▸ **WORK TO COMPLETE**:
Only the lines from the top of the listing below to the line that has "from bokeh.core.properties import value" should be echoed, with both ends kept and pictures left out.

_ _ _ _

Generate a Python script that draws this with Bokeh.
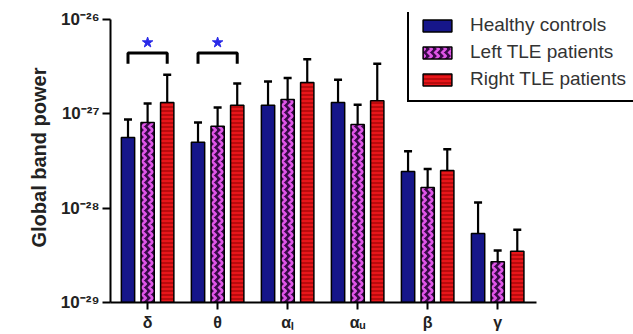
from bokeh.plotting import figure
from bokeh.models import (ColumnDataSource, Range1d, FixedTicker, Whisker, TeeHead,
                          Legend, LegendItem, CustomJSTickFormatter)
from bokeh.embed import file_html
from bokeh.resources import INLINE
from bokeh.core.properties import value

bands = ["δ", "θ", "αₗ", "αᵤ", "β", "γ"]
groups = ["Healthy controls", "Left TLE patients", "Right TLE patients"]
healthy = [5.6e-28, 5.0e-28, 1.23e-27, 1.32e-27, 2.45e-28, 5.4e-29]
healthy_err = [8.7e-28, 8.1e-28, 2.2e-27, 2.3e-27, 4.0e-28, 1.15e-28]
left_tle = [8.1e-28, 7.4e-28, 1.42e-27, 7.7e-28, 1.66e-28, 2.7e-29]
left_err = [1.29e-27, 1.17e-27, 2.4e-27, 1.25e-27, 2.6e-28, 3.55e-29]
right_tle = [1.32e-27, 1.23e-27, 2.15e-27, 1.38e-27, 2.5e-28, 3.5e-29]
right_err = [2.6e-27, 2.1e-27, 3.8e-27, 3.4e-27, 4.2e-28, 5.9e-29]
y_ticks = [1e-29, 1e-28, 1e-27, 1e-26]
y_tick_labels = ["10⁻²⁹", "10⁻²⁸", "10⁻²⁷", "10⁻²⁶"]
sig_bands = ["δ", "θ"]          # healthy vs right TLE significant
sig_level = 4.4e-27
sig_drop = 3.4e-27
sig_star = 5.7e-27

BASE = 1e-29
offsets = [-0.28, 0.0, 0.28]
bar_w = 0.19

p = figure(width=633, height=334, output_backend="svg", toolbar_location=None,
           y_axis_type="log", x_range=Range1d(-0.53, 6.94), y_range=Range1d(1e-29, 1.186e-26),
           min_border_left=110, min_border_right=0, min_border_top=12, min_border_bottom=32)
p.outline_line_color = None
p.xgrid.visible = False
p.ygrid.visible = False
p.background_fill_color = "white"

xs = list(range(len(bands)))
series = [(healthy, healthy_err), (left_tle, left_err), (right_tle, right_err)]
styles = [
    dict(fill_color="#16168a", hatch_pattern=None),
    dict(fill_color="#3a0a4a", hatch_pattern="vertical_wave", hatch_color="#e055e8",
         hatch_scale=7, hatch_weight=2.5),
    dict(fill_color="#e8161a", hatch_pattern="horizontal_line", hatch_color="#8a0000",
         hatch_scale=4, hatch_weight=1),
]
renderers = []
for (vals, errs), off, st in zip(series, offsets, styles):
    src = ColumnDataSource(dict(x=[i + off for i in xs], top=vals, err=errs,
                                bottom=[BASE] * len(vals)))
    kw = {k: v for k, v in st.items() if v is not None}
    r = p.vbar(x="x", top="top", bottom="bottom", width=bar_w, source=src,
               line_color="black", line_width=1.5, **kw)
    renderers.append(r)
    w = Whisker(base="x", lower="top", upper="err", source=src, dimension="height",
                line_color="black", line_width=2.2,
                upper_head=TeeHead(size=8, line_width=2.5, line_color="black"),
                lower_head=None)
    p.add_layout(w)

# significance brackets
bx, by = [], []
sx, sy = [], []
for b in sig_bands:
    i = bands.index(b)
    l, r_ = i + offsets[0], i + offsets[2]
    bx.append([l, l, r_, r_])
    by.append([sig_drop, sig_level, sig_level, sig_drop])
    sx.append(i)
    sy.append(sig_star)
p.multi_line(xs=bx, ys=by, line_color="black", line_width=3)
p.scatter(x=sx, y=sy, marker="star", size=11, fill_color="#2a2ae8", line_color="#2a2ae8")

# axes
p.xaxis.bounds = (-0.53, 5.56)
p.xaxis.ticker = FixedTicker(ticks=xs)
p.xaxis.major_label_overrides = {i: b for i, b in enumerate(bands)}
p.xaxis.minor_tick_line_color = None
p.xaxis.major_tick_in = 0
p.xaxis.major_tick_out = 7
p.xaxis.axis_line_width = 2
p.xaxis.major_tick_line_width = 2
p.xaxis.major_label_text_font = "Liberation Sans"
p.xaxis.major_label_text_font_style = "bold"
p.xaxis.major_label_text_font_size = "16px"
p.xaxis.major_label_text_color = "#222222"
p.xaxis.major_label_standoff = 4

p.yaxis.bounds = (1e-29, 1e-26)
p.yaxis.ticker = FixedTicker(ticks=y_ticks, minor_ticks=[])
p.yaxis.formatter = CustomJSTickFormatter(args=dict(tvals=y_ticks, tlabels=y_tick_labels), code="""
    let best = 0, bd = 1e9;
    for (let i = 0; i < tvals.length; i++) {
        const d = Math.abs(Math.log10(tvals[i]) - Math.log10(tick));
        if (d < bd) { bd = d; best = i; }
    }
    return tlabels[best];
""")
p.yaxis.minor_tick_line_color = None
p.yaxis.major_tick_in = 0
p.yaxis.major_tick_out = 8
p.yaxis.axis_line_width = 2
p.yaxis.major_tick_line_width = 2
p.yaxis.major_label_text_font = "Liberation Sans"
p.yaxis.major_label_text_font_style = "bold"
p.yaxis.major_label_text_font_size = "17px"
p.yaxis.major_label_text_color = "#222222"
p.yaxis.major_label_standoff = 3
p.yaxis.axis_label = "Global band power"
p.yaxis.axis_label_text_font = "Liberation Sans"
p.yaxis.axis_label_text_font_style = "bold"
p.yaxis.axis_label_text_font_size = "20px"
p.yaxis.axis_label_text_color = "#222222"
p.yaxis.axis_label_standoff = 8

legend = Legend(items=[LegendItem(label=g, renderers=[r]) for g, r in zip(groups, renderers)],
                location="top_left", orientation="vertical",
                border_line_color="black", border_line_width=2.5, border_line_alpha=1.0,
                background_fill_color="white", background_fill_alpha=1,
                label_text_font="Liberation Sans", label_text_font_size="19px",
                label_text_color="#333333", glyph_width=36, glyph_height=15,
                label_height=20, spacing=5, padding=10, margin=0, label_standoff=15)
legend.location = (297, 290 - 90)
p.add_layout(legend)

open("out.html", "w").write(file_html(p, INLINE))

_ _ _ _

▸ **RESPONSE FOR THIS EXERCISE**:
Generate a Python script that draws this with Bokeh.
from bokeh.plotting import figure
from bokeh.models import (ColumnDataSource, Range1d, FixedTicker, Whisker, TeeHead,
                          Legend, LegendItem, CustomJSTickFormatter)
from bokeh.embed import file_html
from bokeh.resources import INLINE
from bokeh.core.properties import value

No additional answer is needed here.